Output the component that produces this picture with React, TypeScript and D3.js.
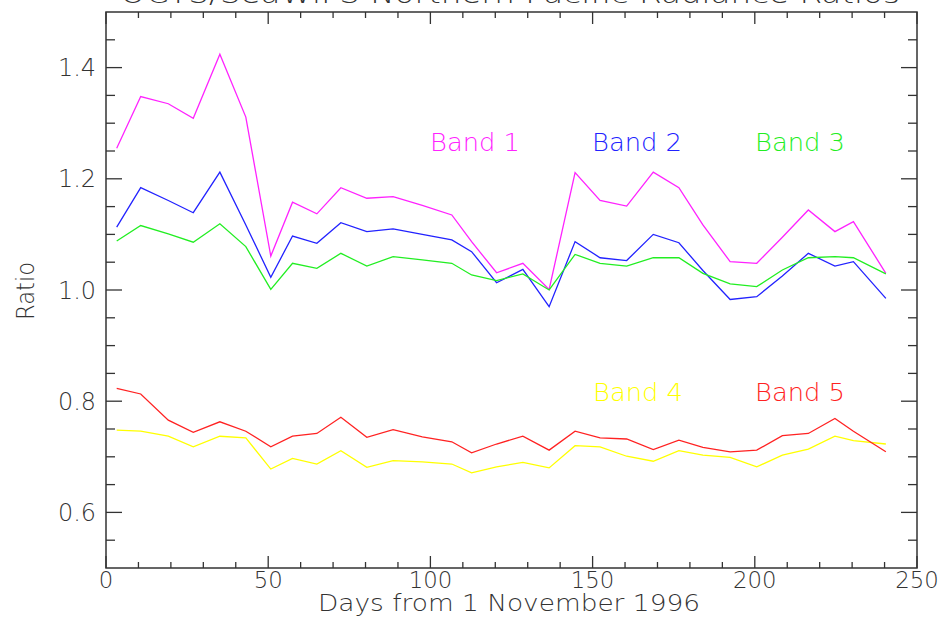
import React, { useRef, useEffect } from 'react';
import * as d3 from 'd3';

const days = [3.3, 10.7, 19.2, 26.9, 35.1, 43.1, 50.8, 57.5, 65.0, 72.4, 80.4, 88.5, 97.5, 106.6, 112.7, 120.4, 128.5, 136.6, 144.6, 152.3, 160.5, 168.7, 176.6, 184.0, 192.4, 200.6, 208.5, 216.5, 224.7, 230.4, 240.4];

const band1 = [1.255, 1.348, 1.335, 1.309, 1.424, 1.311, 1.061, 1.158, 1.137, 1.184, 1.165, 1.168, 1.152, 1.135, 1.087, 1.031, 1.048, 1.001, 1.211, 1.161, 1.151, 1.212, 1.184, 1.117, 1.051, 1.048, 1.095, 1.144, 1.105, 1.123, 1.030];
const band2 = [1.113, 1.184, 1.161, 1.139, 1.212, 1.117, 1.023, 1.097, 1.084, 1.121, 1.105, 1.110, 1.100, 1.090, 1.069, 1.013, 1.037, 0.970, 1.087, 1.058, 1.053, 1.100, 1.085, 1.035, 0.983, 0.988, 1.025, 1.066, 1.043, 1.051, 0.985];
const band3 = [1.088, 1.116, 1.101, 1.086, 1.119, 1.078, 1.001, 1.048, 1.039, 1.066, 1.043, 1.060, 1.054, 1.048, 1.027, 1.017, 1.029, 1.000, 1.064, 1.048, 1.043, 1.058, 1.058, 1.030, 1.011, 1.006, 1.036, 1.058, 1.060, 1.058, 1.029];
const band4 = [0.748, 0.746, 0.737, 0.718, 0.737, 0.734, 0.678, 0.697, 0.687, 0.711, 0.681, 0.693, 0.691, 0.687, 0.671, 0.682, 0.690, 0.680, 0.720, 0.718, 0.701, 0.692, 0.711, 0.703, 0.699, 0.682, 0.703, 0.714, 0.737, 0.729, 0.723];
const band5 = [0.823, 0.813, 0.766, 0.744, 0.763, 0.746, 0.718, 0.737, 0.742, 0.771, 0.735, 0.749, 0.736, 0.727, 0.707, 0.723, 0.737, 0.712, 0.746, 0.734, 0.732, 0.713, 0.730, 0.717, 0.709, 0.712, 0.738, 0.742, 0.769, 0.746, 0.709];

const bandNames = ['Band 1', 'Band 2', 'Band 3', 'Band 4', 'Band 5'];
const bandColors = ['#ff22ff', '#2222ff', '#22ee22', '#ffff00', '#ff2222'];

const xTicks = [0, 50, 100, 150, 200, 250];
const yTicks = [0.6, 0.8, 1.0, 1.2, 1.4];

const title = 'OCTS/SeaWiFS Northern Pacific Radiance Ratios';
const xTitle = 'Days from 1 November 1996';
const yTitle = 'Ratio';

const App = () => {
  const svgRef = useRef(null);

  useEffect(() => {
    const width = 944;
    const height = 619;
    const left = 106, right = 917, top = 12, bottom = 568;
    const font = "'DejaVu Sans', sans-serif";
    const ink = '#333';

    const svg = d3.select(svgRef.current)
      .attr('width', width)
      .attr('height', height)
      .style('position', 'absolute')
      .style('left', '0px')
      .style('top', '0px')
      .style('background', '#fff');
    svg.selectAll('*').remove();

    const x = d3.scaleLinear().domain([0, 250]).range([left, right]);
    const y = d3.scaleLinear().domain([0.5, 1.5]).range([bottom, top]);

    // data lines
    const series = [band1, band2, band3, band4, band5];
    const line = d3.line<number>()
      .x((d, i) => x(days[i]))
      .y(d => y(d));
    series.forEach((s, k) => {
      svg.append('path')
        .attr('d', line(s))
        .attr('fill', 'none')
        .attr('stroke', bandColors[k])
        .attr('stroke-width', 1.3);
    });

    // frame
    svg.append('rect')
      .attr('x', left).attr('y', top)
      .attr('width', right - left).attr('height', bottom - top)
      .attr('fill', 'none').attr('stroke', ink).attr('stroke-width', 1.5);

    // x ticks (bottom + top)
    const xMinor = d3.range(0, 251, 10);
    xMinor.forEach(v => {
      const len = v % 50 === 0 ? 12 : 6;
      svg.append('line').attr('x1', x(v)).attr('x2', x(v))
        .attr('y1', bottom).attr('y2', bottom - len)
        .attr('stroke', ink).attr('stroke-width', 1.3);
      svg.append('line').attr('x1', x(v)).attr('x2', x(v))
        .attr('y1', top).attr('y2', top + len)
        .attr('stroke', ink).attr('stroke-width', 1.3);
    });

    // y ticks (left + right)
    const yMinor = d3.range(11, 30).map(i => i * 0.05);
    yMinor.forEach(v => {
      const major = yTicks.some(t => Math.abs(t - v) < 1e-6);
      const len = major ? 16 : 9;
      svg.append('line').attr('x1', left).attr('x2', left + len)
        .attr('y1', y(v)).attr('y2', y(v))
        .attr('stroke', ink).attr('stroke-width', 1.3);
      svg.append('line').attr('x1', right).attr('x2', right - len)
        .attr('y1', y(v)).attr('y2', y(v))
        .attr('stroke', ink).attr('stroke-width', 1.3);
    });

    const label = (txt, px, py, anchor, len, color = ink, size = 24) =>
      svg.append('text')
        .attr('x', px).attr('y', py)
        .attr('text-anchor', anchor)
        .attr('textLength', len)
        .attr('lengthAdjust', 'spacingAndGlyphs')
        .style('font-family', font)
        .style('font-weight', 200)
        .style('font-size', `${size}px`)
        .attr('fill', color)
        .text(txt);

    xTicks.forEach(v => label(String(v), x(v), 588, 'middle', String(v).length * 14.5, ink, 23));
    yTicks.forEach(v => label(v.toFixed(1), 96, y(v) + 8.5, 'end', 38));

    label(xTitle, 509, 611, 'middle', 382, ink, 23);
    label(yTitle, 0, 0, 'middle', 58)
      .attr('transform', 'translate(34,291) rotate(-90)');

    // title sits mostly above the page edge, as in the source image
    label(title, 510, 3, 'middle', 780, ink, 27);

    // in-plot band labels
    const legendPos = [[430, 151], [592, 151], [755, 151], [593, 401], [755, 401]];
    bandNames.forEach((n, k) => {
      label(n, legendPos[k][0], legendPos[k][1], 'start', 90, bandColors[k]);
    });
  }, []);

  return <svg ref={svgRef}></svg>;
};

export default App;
○ ○ ○ ○ ○
** Exercise goal **
Note how many lines of the material contain the string "React". Then report that number by itself.

** The result **
2